◆ Required work ◆
In the listing below, count the lines with "draw" and report only the figure.

(Records)

** Start **

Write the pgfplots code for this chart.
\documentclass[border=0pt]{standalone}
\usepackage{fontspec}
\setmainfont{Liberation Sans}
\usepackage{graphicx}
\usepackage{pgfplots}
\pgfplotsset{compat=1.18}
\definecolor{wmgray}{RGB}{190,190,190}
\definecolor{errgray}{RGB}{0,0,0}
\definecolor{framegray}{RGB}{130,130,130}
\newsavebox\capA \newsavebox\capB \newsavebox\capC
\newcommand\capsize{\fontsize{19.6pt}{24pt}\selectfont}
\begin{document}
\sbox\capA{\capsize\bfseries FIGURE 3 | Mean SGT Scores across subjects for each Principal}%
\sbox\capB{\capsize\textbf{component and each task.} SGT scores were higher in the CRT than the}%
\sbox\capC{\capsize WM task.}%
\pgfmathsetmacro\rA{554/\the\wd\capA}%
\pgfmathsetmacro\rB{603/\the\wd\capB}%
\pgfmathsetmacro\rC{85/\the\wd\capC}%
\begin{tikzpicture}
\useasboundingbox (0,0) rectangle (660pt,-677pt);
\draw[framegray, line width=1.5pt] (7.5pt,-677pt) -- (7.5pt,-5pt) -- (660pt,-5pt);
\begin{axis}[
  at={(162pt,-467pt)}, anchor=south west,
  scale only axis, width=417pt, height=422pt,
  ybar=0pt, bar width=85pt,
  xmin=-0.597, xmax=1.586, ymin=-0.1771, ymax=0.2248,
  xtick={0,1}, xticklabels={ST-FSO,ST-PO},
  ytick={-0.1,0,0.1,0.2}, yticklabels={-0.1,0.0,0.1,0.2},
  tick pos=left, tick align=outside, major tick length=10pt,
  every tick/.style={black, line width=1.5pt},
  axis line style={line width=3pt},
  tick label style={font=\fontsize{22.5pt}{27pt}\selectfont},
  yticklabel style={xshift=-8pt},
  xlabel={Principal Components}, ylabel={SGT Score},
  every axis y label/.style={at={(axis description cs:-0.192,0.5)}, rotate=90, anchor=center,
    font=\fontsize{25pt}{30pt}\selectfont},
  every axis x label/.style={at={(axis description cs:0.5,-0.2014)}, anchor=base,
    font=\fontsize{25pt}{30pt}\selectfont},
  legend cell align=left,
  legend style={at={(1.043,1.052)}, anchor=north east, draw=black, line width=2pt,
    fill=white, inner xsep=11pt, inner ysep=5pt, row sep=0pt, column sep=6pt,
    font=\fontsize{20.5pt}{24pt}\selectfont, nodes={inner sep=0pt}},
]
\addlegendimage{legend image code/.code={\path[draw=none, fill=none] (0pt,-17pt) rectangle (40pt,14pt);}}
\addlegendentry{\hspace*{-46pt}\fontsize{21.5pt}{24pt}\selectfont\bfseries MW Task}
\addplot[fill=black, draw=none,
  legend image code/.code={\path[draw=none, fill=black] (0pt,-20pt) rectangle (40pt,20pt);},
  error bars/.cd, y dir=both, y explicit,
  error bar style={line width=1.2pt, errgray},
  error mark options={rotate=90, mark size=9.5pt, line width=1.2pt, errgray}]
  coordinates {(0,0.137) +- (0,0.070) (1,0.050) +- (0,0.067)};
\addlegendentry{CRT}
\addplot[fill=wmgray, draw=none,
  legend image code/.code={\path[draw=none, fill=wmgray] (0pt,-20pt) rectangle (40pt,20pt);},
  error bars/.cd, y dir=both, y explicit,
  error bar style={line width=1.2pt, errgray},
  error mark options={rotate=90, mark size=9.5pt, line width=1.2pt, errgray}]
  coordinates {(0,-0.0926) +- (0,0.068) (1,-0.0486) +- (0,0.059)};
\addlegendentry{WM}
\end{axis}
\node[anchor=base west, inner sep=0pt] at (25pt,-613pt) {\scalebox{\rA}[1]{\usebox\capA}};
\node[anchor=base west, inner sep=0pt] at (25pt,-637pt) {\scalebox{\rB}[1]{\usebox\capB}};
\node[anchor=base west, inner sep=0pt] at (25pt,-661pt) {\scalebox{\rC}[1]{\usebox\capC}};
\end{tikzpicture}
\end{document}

** End **
** Start **

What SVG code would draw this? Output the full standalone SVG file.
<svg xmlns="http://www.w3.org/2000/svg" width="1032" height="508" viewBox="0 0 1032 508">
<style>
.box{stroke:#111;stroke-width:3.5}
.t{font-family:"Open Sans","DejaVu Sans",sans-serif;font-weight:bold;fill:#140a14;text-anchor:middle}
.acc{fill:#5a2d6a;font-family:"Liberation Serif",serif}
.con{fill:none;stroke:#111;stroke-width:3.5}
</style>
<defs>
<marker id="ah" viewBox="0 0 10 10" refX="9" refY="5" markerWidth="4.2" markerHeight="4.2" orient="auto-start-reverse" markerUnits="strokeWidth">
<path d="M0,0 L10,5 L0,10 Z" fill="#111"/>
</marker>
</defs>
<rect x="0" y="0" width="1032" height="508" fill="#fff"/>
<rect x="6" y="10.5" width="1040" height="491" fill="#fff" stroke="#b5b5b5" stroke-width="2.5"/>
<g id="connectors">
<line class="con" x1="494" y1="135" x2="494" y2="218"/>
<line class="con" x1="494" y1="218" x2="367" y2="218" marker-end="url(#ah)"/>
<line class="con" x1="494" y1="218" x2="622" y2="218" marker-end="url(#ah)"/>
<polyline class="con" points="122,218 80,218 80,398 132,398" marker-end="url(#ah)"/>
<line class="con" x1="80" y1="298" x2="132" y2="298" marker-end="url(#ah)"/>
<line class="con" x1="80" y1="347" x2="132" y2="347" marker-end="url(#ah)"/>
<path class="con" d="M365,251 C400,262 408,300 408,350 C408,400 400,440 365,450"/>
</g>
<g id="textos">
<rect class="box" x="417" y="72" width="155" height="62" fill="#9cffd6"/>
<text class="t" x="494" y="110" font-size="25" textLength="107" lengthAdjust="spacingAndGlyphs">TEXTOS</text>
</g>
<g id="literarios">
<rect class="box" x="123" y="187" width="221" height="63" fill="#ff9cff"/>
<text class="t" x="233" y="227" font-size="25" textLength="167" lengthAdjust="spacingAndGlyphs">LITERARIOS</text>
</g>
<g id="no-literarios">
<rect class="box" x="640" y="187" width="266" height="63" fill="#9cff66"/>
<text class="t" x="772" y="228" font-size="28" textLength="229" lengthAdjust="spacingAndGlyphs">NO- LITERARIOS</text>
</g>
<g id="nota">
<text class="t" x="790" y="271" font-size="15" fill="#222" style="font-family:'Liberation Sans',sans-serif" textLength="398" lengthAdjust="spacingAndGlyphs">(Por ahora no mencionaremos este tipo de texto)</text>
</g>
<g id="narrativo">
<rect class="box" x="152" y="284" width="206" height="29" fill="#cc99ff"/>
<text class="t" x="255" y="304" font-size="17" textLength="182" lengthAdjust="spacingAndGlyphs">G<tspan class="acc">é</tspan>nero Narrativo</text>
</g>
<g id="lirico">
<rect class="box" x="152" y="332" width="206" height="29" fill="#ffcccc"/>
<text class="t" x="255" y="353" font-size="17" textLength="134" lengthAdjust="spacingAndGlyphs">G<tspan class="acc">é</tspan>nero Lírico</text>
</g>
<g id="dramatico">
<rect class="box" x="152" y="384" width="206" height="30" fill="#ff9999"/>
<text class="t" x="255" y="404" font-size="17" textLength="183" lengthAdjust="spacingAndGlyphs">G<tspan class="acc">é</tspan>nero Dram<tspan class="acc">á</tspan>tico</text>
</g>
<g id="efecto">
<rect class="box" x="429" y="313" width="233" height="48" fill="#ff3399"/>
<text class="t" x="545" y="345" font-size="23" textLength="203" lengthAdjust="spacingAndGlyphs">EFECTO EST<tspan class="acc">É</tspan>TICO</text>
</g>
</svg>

** End **

◆ Answer to this task ◆
8